No one — developers and neighborhood leaders alike — had much good to say about the stack of land-use policies and plans intended to govern growth in Albuquerque.
“Nobody has a true sense of what’s allowed and what’s not allowed,” Lubar, now the city’s planning director, said in an interview Wednesday. “It’s not very predictable. … I had developers calling and saying, ‘I will never do a development in your city again.'”
A broad, bipartisan effort getting started this week aims to change that. One goal is to update the Albuquerque/Bernalillo County Comprehensive Plan, a high-level planning document for the area. The city and county governments are working together on that project.

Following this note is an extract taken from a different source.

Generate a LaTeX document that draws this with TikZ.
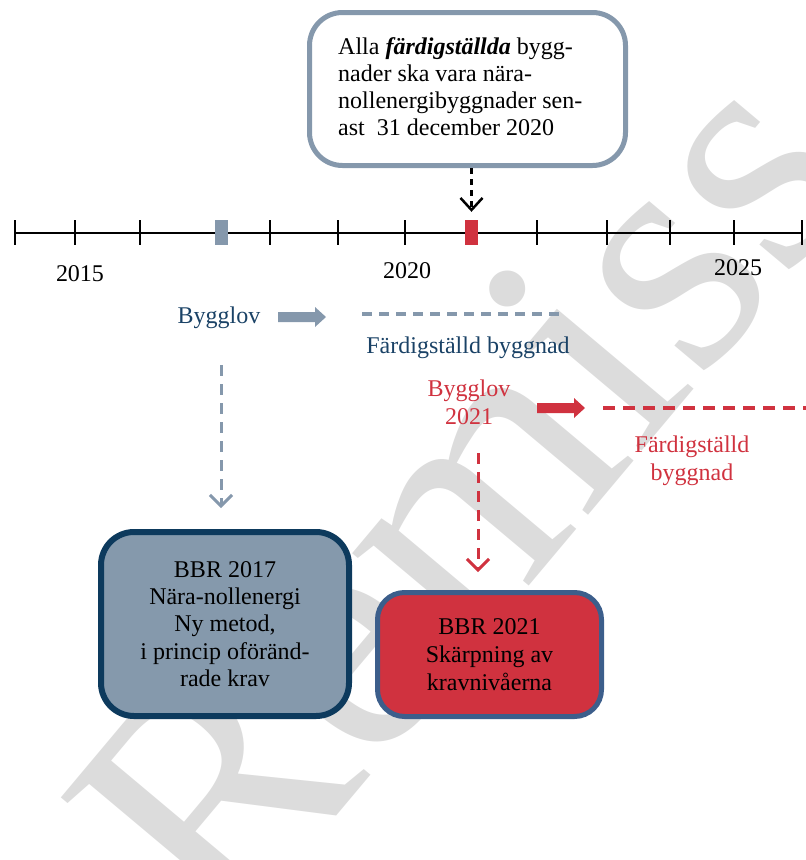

Beyond that, the city also intends to overhaul its zoning and subdivision regulations — the more-detailed rules that establish how and where development can occur. The goal is to create a “Unified Development Ordinance” that’s easier to understand and carry out, replacing the zoning ordinance.
Russell Brito, the city’s urban design and development manager, said there’s often a disconnect between what higher-level planning documents say — such as the “Planned Growth Strategy,” adopted in 2002 — and the regulatory systems that are supposed to carry out that vision.
“With this new effort, we are addressing both at the same time,” Brito said.
The city has a team of local and national consultants working on the project, including Clarion Associates. The contract to help crafted the city’s Unified Development Ordinance could total $1.5 million.
Don Elliott of Clarion Associates said the UDO will be a single document that tries to boil down the “thousands of pages of regulations that govern who can built what where and get them consistent.”
No one wants to weaken protections for single-family neighborhoods, he said, but the updates will try to “modernize” the rules for mixed-use and commercial districts.
On the city side, the effort was sponsored by a bipartisan pair of councilors, Democrat Isaac Benton and Republican Trudy Jones and. Mayor Richard Berry, a Republican, also supports the effort.
The mayor told lawyers gathered at this week’s Albuquerque Bar Association luncheon that he’s heard the city could add as many as 500,000 people over the next 20 years.
The Comprehensive Plan update “is incredibly important to how our city grows,” Berry said. “… We should have a predictable, understandable target that people who want to invest can put their arrow on. We haven’t had that for decades.”
- A public kickoff meeting is scheduled tonight (Wednesday) at 6 p.m. in the Albuquerque Convention Center.
- An open house is scheduled Thursday from noon to 12:50 p.m. in the Plaza del Sol building, 600 Second Street NW.
- A website dedicated to the project will go live this week at abc-zone.com.
- A series of workshops and public meetings is scheduled in the spring.